▸ **EXERCISE REQUIREMENTS**
Repeat the material below word for word and leave out all pictures.

▸ **GIVEN MATERIAL**
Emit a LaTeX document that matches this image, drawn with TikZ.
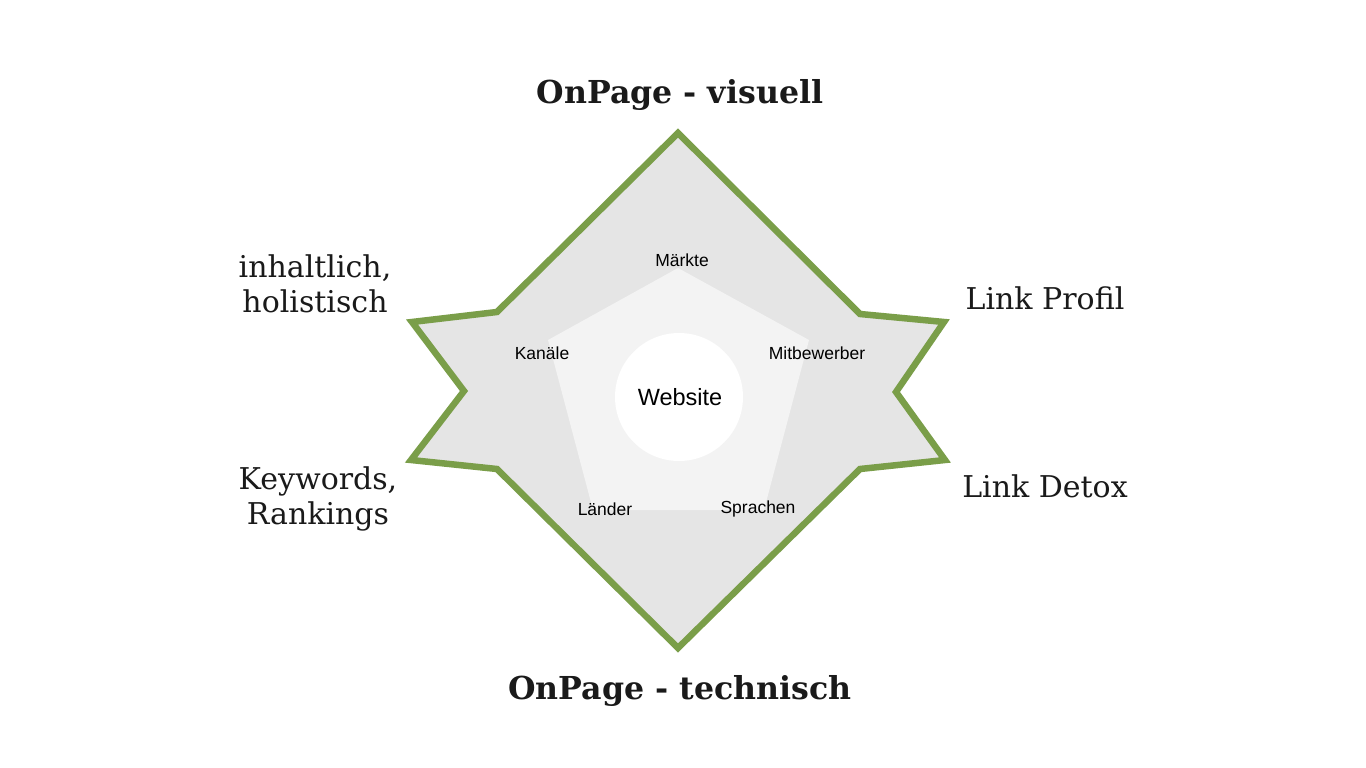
\documentclass[tikz,border=0pt]{standalone}
\usepackage{fontspec}
\setmainfont{DejaVu Serif}
\newfontfamily\labelfont{Liberation Sans}
\definecolor{stargreen}{HTML}{7A9E49}
\definecolor{starfill}{HTML}{E5E5E5}
\definecolor{pentfill}{HTML}{F3F3F3}
\definecolor{txt}{HTML}{1A1A1A}
\begin{document}
\begin{tikzpicture}[x=1pt,y=-1pt,
  bigtitle/.style={font=\fontsize{31.6}{36}\selectfont\bfseries, text=txt, inner sep=0pt, anchor=base},
  sidetext/.style={font=\fontsize{30}{35}\selectfont, text=txt, inner sep=0pt, align=center},
  smalllabel/.style={font=\labelfont\fontsize{17.5}{19}\selectfont, text=black, inner sep=0pt},
]
\useasboundingbox (0,0) rectangle (1366,768);
\fill[white] (0,0) rectangle (1366,768);
% star
\filldraw[fill=starfill, draw=stargreen, line width=6.5pt, line join=miter]
  (678,133) -- (860,314) -- (944,322) -- (896,392) -- (945,460) -- (860,469)
  -- (678,648) -- (497,469) -- (411,460) -- (464,391) -- (412,322) -- (497,312) -- cycle;
% pentagon
\fill[pentfill] (678,268) -- (809,340) -- (764,510) -- (593,510) -- (548,340) -- cycle;
% centre circle
\fill[white] (679,397) circle (64);
\node[font=\labelfont\fontsize{23.5}{25}\selectfont, inner sep=0pt] (web) at (680,397) {Website};
% small labels
\node[smalllabel] (maerkte) at (682,260) {Märkte};
\node[smalllabel] (kanaele) at (542,353) {Kanäle};
\node[smalllabel] (mitbew) at (817,353) {Mitbewerber};
\node[smalllabel] (laender) at (605,509) {Länder};
\node[smalllabel] (sprachen) at (758,509) {Sprachen};
% titles
\node[bigtitle] (top) at (680,103) {OnPage - visuell};
\node[bigtitle] (bottom) at (680,699) {OnPage - technisch};
% side texts
\node[sidetext] (inh) at (315,284) {inhaltlich,\\holistisch};
\node[sidetext] (kw) at (318,499) {Keywords,\\Rankings};
\node[sidetext] (lp) at (1045,298) {Link Profil};
\node[sidetext] (ld) at (1045,486) {Link Detox};
\end{tikzpicture}
\end{document}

▸ **ANSWER TO THE EXERCISE**
Emit a LaTeX document that matches this image, drawn with TikZ.
\documentclass[tikz,border=0pt]{standalone}
\usepackage{fontspec}
\setmainfont{DejaVu Serif}
\newfontfamily\labelfont{Liberation Sans}
\definecolor{stargreen}{HTML}{7A9E49}
\definecolor{starfill}{HTML}{E5E5E5}
\definecolor{pentfill}{HTML}{F3F3F3}
\definecolor{txt}{HTML}{1A1A1A}
\begin{document}
\begin{tikzpicture}[x=1pt,y=-1pt,
  bigtitle/.style={font=\fontsize{31.6}{36}\selectfont\bfseries, text=txt, inner sep=0pt, anchor=base},
  sidetext/.style={font=\fontsize{30}{35}\selectfont, text=txt, inner sep=0pt, align=center},
  smalllabel/.style={font=\labelfont\fontsize{17.5}{19}\selectfont, text=black, inner sep=0pt},
]
\useasboundingbox (0,0) rectangle (1366,768);
\fill[white] (0,0) rectangle (1366,768);
% star
\filldraw[fill=starfill, draw=stargreen, line width=6.5pt, line join=miter]
  (678,133) -- (860,314) -- (944,322) -- (896,392) -- (945,460) -- (860,469)
  -- (678,648) -- (497,469) -- (411,460) -- (464,391) -- (412,322) -- (497,312) -- cycle;
% pentagon
\fill[pentfill] (678,268) -- (809,340) -- (764,510) -- (593,510) -- (548,340) -- cycle;
% centre circle
\fill[white] (679,397) circle (64);
\node[font=\labelfont\fontsize{23.5}{25}\selectfont, inner sep=0pt] (web) at (680,397) {Website};
% small labels
\node[smalllabel] (maerkte) at (682,260) {Märkte};
\node[smalllabel] (kanaele) at (542,353) {Kanäle};
\node[smalllabel] (mitbew) at (817,353) {Mitbewerber};
\node[smalllabel] (laender) at (605,509) {Länder};
\node[smalllabel] (sprachen) at (758,509) {Sprachen};
% titles
\node[bigtitle] (top) at (680,103) {OnPage - visuell};
\node[bigtitle] (bottom) at (680,699) {OnPage - technisch};
% side texts
\node[sidetext] (inh) at (315,284) {inhaltlich,\\holistisch};
\node[sidetext] (kw) at (318,499) {Keywords,\\Rankings};
\node[sidetext] (lp) at (1045,298) {Link Profil};
\node[sidetext] (ld) at (1045,486) {Link Detox};
\end{tikzpicture}
\end{document}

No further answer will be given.